Sheena McGuinness, Co-Head of Energy and Natural Resources, at RSM UK comments ahead of the Autumn Budget 2025: “With oil prices at the lowest level since early 2021, we expect the Chancellor to take this opportunity to reverse the 5p fuel duty cut and align rates with inflation. These changes are already baked into the OBR’s forecast, so if the changes are deferred another year, then the Chancellor will need to find revenues from elsewhere to balance the books.
“Ultimately, increasing fuel duty is only a short-term fix to offset the growing deficit caused by declining fuel duty revenues, so it’s no surprise that introducing a pay per mile scheme is being considered again, after being ruled out ahead of last year’s budget.
“Cutting the cost of living is a key priority for the government, and reducing VAT on energy bills would be a boost to consumers, industry and the economy due to the deflationary impact it would deliver. This will help lower prices now, but tackling the root cause of continued reliance on energy imports due to low domestic oil production needs addressing. This is what exposes consumers to price volatility, so if we can get the right mix of domestic energy supply, then we can shield consumers from global price shocks, strengthen our energy security and drive sustainable economic growth.

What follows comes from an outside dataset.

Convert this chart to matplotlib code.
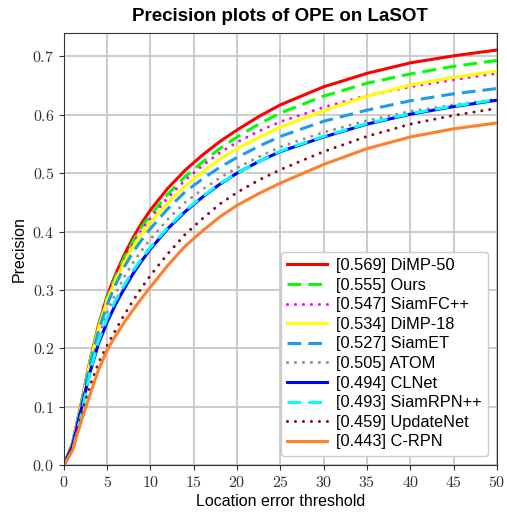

“However, restrictions to oil field licences and steep additional taxes on oil-related activity has hit investment in the UK energy sector and, in turn, associated tax revenues. This unfavourable investment landscape is leading to capital migrating overseas towards more viable energy projects. The imminent North Sea strategy might help to stem the flow of lost investment and bridge the gap to utilise domestic oil and gas, as we transition away from fossil fuels.
“Acknowledging the need for long term certainty for the energy sector, the government has recently consulted on a new, permanent measure to replace the EPL when it ends in 2030. So could we see a full repeal of EPL in 2026, or a phased reduction through to 2030, in the budget. Either way the energy sector needs any new measures to stimulate, not hinder, investment.
She added: “One thing that could help unlock investment is improving grid capacity and delays to connection. We’ve seen curtailment payments, where generators are paid not to produce clean energy because the grid can’t absorb it, hit £158m this year alone. Currently the UK is only using 63% of our total energy and remaining energy is curtailed which is counterproductive and costly. Ultimately, we have a supply and demand problem, as the energy we are producing can’t get to where the demand is needed, which is where imported energy plugs the gap.
“This highlights the urgent need for investment in grid infrastructure and storage solutions to ensure that renewable energy can be fully utilised rather than curtailed. In the meantime, could the surplus wind energy be redirected towards energy intensive operations such as hydrogen production which could then potentially be redistributed through the UK gas network. In addition, could the main by-product of hydrogen production, water, help to improve access in areas that need it.
“With government plans to expand wind capacity, addressing these issues with innovation in the forthcoming budget is critical - not just for decarbonisation targets, but for delivering value to consumers and taxpayers, while mitigating any future challenges."